Copy out each line in the material below that has the word "matplotlib".

(Charts and diagrams as code)
============
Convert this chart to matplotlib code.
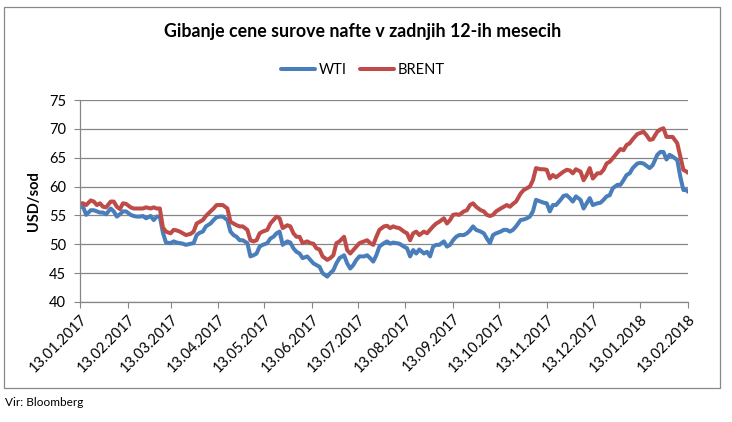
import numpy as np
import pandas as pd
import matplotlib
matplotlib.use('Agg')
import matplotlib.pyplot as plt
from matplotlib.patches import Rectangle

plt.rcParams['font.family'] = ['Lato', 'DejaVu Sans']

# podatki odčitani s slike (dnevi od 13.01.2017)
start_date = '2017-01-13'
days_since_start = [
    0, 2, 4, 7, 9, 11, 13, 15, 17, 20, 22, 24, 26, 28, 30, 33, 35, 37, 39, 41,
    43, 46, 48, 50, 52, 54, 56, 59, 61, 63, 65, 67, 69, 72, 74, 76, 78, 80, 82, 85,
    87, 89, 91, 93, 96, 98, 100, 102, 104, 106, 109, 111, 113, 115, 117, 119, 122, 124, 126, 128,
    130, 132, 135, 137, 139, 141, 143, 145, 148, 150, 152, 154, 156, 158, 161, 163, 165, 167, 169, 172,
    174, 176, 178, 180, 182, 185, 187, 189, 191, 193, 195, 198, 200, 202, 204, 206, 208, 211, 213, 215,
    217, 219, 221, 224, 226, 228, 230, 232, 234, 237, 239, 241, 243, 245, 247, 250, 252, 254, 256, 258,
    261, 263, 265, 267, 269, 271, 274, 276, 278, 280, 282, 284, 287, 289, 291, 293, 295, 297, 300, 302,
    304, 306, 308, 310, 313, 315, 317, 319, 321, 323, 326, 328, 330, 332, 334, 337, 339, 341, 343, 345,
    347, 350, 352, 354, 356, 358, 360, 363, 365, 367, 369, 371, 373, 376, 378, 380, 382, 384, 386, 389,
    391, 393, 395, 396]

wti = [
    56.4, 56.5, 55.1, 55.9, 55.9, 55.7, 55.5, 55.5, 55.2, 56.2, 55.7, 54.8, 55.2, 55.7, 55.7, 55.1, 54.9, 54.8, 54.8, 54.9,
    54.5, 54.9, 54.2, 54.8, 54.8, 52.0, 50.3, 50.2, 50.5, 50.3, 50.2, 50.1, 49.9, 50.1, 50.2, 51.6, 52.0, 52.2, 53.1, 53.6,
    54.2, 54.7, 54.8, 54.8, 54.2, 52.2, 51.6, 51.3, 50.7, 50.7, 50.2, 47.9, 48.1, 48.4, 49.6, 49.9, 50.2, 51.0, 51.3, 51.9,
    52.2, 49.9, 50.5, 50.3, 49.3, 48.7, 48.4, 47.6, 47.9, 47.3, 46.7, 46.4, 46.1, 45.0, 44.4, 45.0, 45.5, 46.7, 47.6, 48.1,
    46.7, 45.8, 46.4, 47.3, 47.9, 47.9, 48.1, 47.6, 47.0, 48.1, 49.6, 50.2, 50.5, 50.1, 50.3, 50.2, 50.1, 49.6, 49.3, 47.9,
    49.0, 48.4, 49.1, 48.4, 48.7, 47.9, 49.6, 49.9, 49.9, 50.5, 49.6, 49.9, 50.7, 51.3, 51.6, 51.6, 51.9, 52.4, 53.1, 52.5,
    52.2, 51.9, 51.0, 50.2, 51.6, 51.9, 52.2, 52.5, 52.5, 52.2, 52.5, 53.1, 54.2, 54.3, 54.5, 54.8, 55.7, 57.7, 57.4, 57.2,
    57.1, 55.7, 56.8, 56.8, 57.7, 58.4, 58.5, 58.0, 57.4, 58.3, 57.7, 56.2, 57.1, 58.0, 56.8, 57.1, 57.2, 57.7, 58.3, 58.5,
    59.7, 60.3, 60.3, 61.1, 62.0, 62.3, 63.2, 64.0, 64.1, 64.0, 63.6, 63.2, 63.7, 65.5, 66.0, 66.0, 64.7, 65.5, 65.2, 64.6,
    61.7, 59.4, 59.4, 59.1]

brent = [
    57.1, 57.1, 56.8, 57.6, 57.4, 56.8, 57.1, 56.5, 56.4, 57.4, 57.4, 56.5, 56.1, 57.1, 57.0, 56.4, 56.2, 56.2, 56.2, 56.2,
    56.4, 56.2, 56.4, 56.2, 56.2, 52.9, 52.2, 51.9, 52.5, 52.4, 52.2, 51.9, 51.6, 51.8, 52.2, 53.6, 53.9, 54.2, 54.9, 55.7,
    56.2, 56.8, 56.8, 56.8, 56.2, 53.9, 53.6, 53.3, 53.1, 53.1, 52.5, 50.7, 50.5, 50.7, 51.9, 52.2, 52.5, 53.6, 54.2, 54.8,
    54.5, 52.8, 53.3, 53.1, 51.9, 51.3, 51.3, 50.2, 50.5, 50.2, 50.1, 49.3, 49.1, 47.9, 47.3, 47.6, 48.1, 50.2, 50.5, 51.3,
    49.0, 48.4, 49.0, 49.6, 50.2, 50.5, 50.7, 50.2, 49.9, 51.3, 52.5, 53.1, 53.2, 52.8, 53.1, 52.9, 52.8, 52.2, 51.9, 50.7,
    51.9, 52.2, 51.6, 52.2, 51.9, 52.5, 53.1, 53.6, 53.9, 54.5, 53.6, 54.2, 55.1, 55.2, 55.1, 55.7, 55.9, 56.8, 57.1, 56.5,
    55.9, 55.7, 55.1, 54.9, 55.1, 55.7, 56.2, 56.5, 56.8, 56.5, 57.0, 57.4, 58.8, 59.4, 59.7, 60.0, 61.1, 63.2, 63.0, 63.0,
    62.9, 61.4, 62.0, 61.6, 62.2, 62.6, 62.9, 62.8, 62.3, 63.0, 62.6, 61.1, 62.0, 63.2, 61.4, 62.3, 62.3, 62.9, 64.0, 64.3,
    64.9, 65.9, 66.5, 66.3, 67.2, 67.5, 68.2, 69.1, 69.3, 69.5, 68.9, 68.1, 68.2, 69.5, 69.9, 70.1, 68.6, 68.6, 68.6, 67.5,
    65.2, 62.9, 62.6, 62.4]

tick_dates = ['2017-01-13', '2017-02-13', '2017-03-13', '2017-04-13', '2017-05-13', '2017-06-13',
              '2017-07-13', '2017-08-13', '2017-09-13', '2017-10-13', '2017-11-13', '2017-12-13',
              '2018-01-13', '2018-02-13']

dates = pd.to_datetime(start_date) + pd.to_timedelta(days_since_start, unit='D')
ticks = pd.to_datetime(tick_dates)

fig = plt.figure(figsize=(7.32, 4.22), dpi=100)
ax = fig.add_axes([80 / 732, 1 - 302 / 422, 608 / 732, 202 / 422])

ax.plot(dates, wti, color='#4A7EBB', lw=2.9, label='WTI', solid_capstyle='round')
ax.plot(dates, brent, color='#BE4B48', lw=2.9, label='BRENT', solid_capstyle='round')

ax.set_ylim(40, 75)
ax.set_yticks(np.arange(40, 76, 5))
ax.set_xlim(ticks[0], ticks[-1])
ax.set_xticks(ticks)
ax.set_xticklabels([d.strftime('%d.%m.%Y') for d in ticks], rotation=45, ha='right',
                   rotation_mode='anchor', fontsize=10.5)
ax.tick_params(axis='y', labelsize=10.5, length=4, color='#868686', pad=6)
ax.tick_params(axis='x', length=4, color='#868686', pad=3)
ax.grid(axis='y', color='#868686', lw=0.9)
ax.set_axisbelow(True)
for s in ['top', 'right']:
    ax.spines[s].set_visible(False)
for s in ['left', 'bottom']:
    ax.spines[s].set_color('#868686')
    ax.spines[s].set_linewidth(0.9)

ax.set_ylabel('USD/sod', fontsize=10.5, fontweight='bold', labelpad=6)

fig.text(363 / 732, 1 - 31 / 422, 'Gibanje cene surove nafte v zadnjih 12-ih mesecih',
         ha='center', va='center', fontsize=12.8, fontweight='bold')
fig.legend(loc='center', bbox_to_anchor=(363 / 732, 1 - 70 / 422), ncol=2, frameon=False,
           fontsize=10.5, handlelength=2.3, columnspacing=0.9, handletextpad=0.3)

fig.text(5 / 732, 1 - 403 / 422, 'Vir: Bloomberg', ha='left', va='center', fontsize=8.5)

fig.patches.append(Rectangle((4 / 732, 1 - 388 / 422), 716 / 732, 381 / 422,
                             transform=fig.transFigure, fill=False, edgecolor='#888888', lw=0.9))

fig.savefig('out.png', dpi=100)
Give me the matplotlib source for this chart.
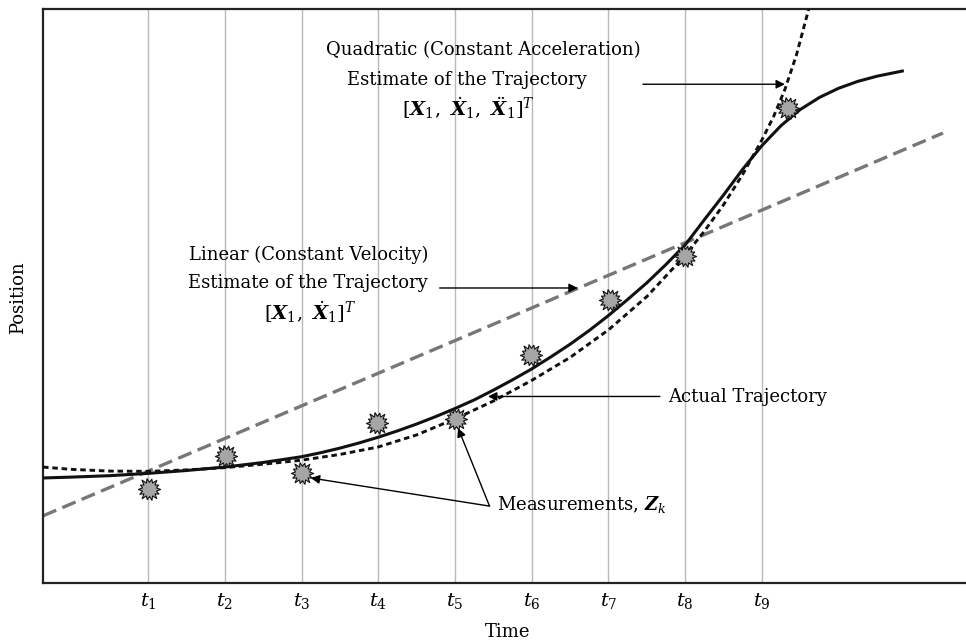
============
- [The completed task]
Convert this chart to matplotlib code.
import matplotlib
matplotlib.use('Agg')
import matplotlib.pyplot as plt
from matplotlib.patches import Rectangle
Give me the matplotlib source for this chart.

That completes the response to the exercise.